Provided material
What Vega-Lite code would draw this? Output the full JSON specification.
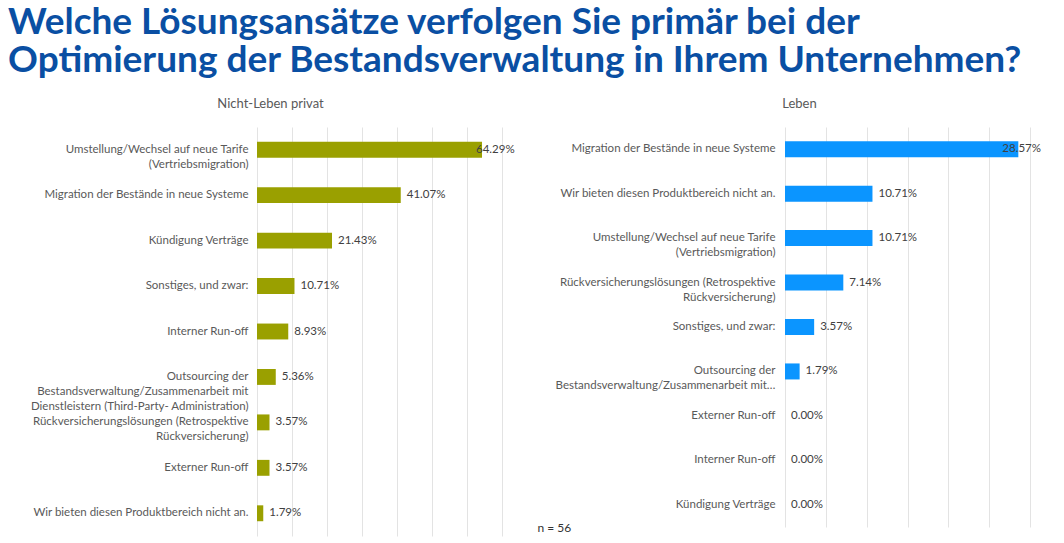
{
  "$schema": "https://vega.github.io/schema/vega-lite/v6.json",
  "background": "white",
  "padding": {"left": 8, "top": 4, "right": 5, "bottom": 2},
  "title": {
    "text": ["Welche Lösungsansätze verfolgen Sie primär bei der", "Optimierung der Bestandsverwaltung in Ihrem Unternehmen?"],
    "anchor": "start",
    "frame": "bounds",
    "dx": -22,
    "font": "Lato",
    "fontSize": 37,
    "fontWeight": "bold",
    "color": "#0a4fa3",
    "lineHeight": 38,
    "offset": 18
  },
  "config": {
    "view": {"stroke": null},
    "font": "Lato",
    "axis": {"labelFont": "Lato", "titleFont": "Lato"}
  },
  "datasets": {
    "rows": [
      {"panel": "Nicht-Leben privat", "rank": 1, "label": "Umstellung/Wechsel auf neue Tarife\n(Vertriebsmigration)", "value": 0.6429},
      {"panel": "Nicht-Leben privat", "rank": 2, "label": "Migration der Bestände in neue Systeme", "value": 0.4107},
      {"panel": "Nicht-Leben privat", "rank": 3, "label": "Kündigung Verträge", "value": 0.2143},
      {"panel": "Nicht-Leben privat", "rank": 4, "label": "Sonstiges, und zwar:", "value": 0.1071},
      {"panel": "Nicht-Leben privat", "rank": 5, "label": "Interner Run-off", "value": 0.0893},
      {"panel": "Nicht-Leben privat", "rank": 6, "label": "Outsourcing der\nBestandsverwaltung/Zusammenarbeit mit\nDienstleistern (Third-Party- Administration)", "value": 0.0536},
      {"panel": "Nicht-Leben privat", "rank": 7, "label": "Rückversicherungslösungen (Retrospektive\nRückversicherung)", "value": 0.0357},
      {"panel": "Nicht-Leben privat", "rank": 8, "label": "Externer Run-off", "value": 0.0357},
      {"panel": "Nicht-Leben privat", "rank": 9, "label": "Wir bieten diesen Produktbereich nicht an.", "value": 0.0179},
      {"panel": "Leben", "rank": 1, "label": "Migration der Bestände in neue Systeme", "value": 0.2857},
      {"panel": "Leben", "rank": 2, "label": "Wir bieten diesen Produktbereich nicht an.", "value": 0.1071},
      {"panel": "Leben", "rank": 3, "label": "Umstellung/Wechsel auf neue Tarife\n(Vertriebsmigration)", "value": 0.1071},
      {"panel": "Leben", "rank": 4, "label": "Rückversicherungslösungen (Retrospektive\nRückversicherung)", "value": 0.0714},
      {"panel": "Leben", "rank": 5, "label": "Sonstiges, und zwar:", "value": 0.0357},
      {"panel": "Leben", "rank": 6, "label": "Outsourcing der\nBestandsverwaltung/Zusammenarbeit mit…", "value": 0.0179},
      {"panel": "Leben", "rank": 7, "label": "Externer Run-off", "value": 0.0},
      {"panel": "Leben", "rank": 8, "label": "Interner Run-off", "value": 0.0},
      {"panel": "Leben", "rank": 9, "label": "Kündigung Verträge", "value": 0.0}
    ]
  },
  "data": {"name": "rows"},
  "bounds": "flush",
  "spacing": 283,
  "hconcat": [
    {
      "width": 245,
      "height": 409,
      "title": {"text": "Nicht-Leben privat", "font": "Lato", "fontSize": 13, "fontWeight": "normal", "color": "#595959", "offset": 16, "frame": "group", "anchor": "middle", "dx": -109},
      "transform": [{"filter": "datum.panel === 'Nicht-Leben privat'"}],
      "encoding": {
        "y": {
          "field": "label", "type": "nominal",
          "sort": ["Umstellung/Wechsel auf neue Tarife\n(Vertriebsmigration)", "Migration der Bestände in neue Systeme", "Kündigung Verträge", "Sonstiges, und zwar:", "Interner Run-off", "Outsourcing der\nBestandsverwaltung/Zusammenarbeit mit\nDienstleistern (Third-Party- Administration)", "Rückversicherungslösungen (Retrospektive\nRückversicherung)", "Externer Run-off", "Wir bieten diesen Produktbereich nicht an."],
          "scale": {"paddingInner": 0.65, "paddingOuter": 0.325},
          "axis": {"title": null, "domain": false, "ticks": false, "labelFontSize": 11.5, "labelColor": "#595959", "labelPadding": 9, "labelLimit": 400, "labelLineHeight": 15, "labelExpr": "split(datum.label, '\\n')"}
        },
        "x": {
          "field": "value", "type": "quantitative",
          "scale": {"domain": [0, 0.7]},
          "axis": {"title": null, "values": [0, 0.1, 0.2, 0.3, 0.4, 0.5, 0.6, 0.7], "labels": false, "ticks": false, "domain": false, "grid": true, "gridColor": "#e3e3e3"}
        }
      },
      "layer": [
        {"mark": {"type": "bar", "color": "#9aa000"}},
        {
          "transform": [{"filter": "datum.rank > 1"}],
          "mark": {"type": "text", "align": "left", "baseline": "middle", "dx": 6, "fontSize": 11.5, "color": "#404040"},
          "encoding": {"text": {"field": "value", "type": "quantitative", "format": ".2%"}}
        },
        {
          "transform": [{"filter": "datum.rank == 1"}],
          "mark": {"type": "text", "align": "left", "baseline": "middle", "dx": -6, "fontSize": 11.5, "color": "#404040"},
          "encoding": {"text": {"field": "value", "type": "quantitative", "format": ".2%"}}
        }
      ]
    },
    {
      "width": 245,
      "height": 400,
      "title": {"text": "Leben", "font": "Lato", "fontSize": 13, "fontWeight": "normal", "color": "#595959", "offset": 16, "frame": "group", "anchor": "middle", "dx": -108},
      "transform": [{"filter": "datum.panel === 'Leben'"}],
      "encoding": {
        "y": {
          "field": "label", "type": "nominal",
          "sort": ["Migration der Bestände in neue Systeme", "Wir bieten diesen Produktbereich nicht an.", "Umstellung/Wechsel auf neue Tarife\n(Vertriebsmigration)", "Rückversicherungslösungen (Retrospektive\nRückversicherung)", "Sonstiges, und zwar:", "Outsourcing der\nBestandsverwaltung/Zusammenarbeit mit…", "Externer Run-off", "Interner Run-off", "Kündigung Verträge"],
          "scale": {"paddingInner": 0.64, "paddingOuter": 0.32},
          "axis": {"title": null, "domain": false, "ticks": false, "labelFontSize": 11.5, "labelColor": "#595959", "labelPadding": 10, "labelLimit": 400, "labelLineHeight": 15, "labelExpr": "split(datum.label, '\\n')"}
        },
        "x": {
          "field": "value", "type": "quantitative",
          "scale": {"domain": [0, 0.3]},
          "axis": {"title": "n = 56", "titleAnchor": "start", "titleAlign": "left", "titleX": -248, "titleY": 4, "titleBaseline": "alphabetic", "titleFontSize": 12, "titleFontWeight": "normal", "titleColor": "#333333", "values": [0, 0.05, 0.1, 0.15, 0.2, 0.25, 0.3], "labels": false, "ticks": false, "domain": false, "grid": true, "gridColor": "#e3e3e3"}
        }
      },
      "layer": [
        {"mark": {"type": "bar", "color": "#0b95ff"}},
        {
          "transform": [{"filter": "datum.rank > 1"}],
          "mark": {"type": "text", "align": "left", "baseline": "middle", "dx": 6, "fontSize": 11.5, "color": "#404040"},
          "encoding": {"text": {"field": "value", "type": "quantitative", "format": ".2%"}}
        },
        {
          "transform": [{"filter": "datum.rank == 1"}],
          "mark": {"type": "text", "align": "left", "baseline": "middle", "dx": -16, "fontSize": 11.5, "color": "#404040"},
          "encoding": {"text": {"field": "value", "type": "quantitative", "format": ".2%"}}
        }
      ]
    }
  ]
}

Goal
Without the pictures, print the whole listing exactly as given.

Full solution
What Vega-Lite code would draw this? Output the full JSON specification.
{
  "$schema": "https://vega.github.io/schema/vega-lite/v6.json",
  "background": "white",
  "padding": {"left": 8, "top": 4, "right": 5, "bottom": 2},
  "title": {
    "text": ["Welche Lösungsansätze verfolgen Sie primär bei der", "Optimierung der Bestandsverwaltung in Ihrem Unternehmen?"],
    "anchor": "start",
    "frame": "bounds",
    "dx": -22,
    "font": "Lato",
    "fontSize": 37,
    "fontWeight": "bold",
    "color": "#0a4fa3",
    "lineHeight": 38,
    "offset": 18
  },
  "config": {
    "view": {"stroke": null},
    "font": "Lato",
    "axis": {"labelFont": "Lato", "titleFont": "Lato"}
  },
  "datasets": {
    "rows": [
      {"panel": "Nicht-Leben privat", "rank": 1, "label": "Umstellung/Wechsel auf neue Tarife\n(Vertriebsmigration)", "value": 0.6429},
      {"panel": "Nicht-Leben privat", "rank": 2, "label": "Migration der Bestände in neue Systeme", "value": 0.4107},
      {"panel": "Nicht-Leben privat", "rank": 3, "label": "Kündigung Verträge", "value": 0.2143},
      {"panel": "Nicht-Leben privat", "rank": 4, "label": "Sonstiges, und zwar:", "value": 0.1071},
      {"panel": "Nicht-Leben privat", "rank": 5, "label": "Interner Run-off", "value": 0.0893},
      {"panel": "Nicht-Leben privat", "rank": 6, "label": "Outsourcing der\nBestandsverwaltung/Zusammenarbeit mit\nDienstleistern (Third-Party- Administration)", "value": 0.0536},
      {"panel": "Nicht-Leben privat", "rank": 7, "label": "Rückversicherungslösungen (Retrospektive\nRückversicherung)", "value": 0.0357},
      {"panel": "Nicht-Leben privat", "rank": 8, "label": "Externer Run-off", "value": 0.0357},
      {"panel": "Nicht-Leben privat", "rank": 9, "label": "Wir bieten diesen Produktbereich nicht an.", "value": 0.0179},
      {"panel": "Leben", "rank": 1, "label": "Migration der Bestände in neue Systeme", "value": 0.2857},
      {"panel": "Leben", "rank": 2, "label": "Wir bieten diesen Produktbereich nicht an.", "value": 0.1071},
      {"panel": "Leben", "rank": 3, "label": "Umstellung/Wechsel auf neue Tarife\n(Vertriebsmigration)", "value": 0.1071},
      {"panel": "Leben", "rank": 4, "label": "Rückversicherungslösungen (Retrospektive\nRückversicherung)", "value": 0.0714},
      {"panel": "Leben", "rank": 5, "label": "Sonstiges, und zwar:", "value": 0.0357},
      {"panel": "Leben", "rank": 6, "label": "Outsourcing der\nBestandsverwaltung/Zusammenarbeit mit…", "value": 0.0179},
      {"panel": "Leben", "rank": 7, "label": "Externer Run-off", "value": 0.0},
      {"panel": "Leben", "rank": 8, "label": "Interner Run-off", "value": 0.0},
      {"panel": "Leben", "rank": 9, "label": "Kündigung Verträge", "value": 0.0}
    ]
  },
  "data": {"name": "rows"},
  "bounds": "flush",
  "spacing": 283,
  "hconcat": [
    {
      "width": 245,
      "height": 409,
      "title": {"text": "Nicht-Leben privat", "font": "Lato", "fontSize": 13, "fontWeight": "normal", "color": "#595959", "offset": 16, "frame": "group", "anchor": "middle", "dx": -109},
      "transform": [{"filter": "datum.panel === 'Nicht-Leben privat'"}],
      "encoding": {
        "y": {
          "field": "label", "type": "nominal",
          "sort": ["Umstellung/Wechsel auf neue Tarife\n(Vertriebsmigration)", "Migration der Bestände in neue Systeme", "Kündigung Verträge", "Sonstiges, und zwar:", "Interner Run-off", "Outsourcing der\nBestandsverwaltung/Zusammenarbeit mit\nDienstleistern (Third-Party- Administration)", "Rückversicherungslösungen (Retrospektive\nRückversicherung)", "Externer Run-off", "Wir bieten diesen Produktbereich nicht an."],
          "scale": {"paddingInner": 0.65, "paddingOuter": 0.325},
          "axis": {"title": null, "domain": false, "ticks": false, "labelFontSize": 11.5, "labelColor": "#595959", "labelPadding": 9, "labelLimit": 400, "labelLineHeight": 15, "labelExpr": "split(datum.label, '\\n')"}
        },
        "x": {
          "field": "value", "type": "quantitative",
          "scale": {"domain": [0, 0.7]},
          "axis": {"title": null, "values": [0, 0.1, 0.2, 0.3, 0.4, 0.5, 0.6, 0.7], "labels": false, "ticks": false, "domain": false, "grid": true, "gridColor": "#e3e3e3"}
        }
      },
      "layer": [
        {"mark": {"type": "bar", "color": "#9aa000"}},
        {
          "transform": [{"filter": "datum.rank > 1"}],
          "mark": {"type": "text", "align": "left", "baseline": "middle", "dx": 6, "fontSize": 11.5, "color": "#404040"},
          "encoding": {"text": {"field": "value", "type": "quantitative", "format": ".2%"}}
        },
        {
          "transform": [{"filter": "datum.rank == 1"}],
          "mark": {"type": "text", "align": "left", "baseline": "middle", "dx": -6, "fontSize": 11.5, "color": "#404040"},
          "encoding": {"text": {"field": "value", "type": "quantitative", "format": ".2%"}}
        }
      ]
    },
    {
      "width": 245,
      "height": 400,
      "title": {"text": "Leben", "font": "Lato", "fontSize": 13, "fontWeight": "normal", "color": "#595959", "offset": 16, "frame": "group", "anchor": "middle", "dx": -108},
      "transform": [{"filter": "datum.panel === 'Leben'"}],
      "encoding": {
        "y": {
          "field": "label", "type": "nominal",
          "sort": ["Migration der Bestände in neue Systeme", "Wir bieten diesen Produktbereich nicht an.", "Umstellung/Wechsel auf neue Tarife\n(Vertriebsmigration)", "Rückversicherungslösungen (Retrospektive\nRückversicherung)", "Sonstiges, und zwar:", "Outsourcing der\nBestandsverwaltung/Zusammenarbeit mit…", "Externer Run-off", "Interner Run-off", "Kündigung Verträge"],
          "scale": {"paddingInner": 0.64, "paddingOuter": 0.32},
          "axis": {"title": null, "domain": false, "ticks": false, "labelFontSize": 11.5, "labelColor": "#595959", "labelPadding": 10, "labelLimit": 400, "labelLineHeight": 15, "labelExpr": "split(datum.label, '\\n')"}
        },
        "x": {
          "field": "value", "type": "quantitative",
          "scale": {"domain": [0, 0.3]},
          "axis": {"title": "n = 56", "titleAnchor": "start", "titleAlign": "left", "titleX": -248, "titleY": 4, "titleBaseline": "alphabetic", "titleFontSize": 12, "titleFontWeight": "normal", "titleColor": "#333333", "values": [0, 0.05, 0.1, 0.15, 0.2, 0.25, 0.3], "labels": false, "ticks": false, "domain": false, "grid": true, "gridColor": "#e3e3e3"}
        }
      },
      "layer": [
        {"mark": {"type": "bar", "color": "#0b95ff"}},
        {
          "transform": [{"filter": "datum.rank > 1"}],
          "mark": {"type": "text", "align": "left", "baseline": "middle", "dx": 6, "fontSize": 11.5, "color": "#404040"},
          "encoding": {"text": {"field": "value", "type": "quantitative", "format": ".2%"}}
        },
        {
          "transform": [{"filter": "datum.rank == 1"}],
          "mark": {"type": "text", "align": "left", "baseline": "middle", "dx": -16, "fontSize": 11.5, "color": "#404040"},
          "encoding": {"text": {"field": "value", "type": "quantitative", "format": ".2%"}}
        }
      ]
    }
  ]
}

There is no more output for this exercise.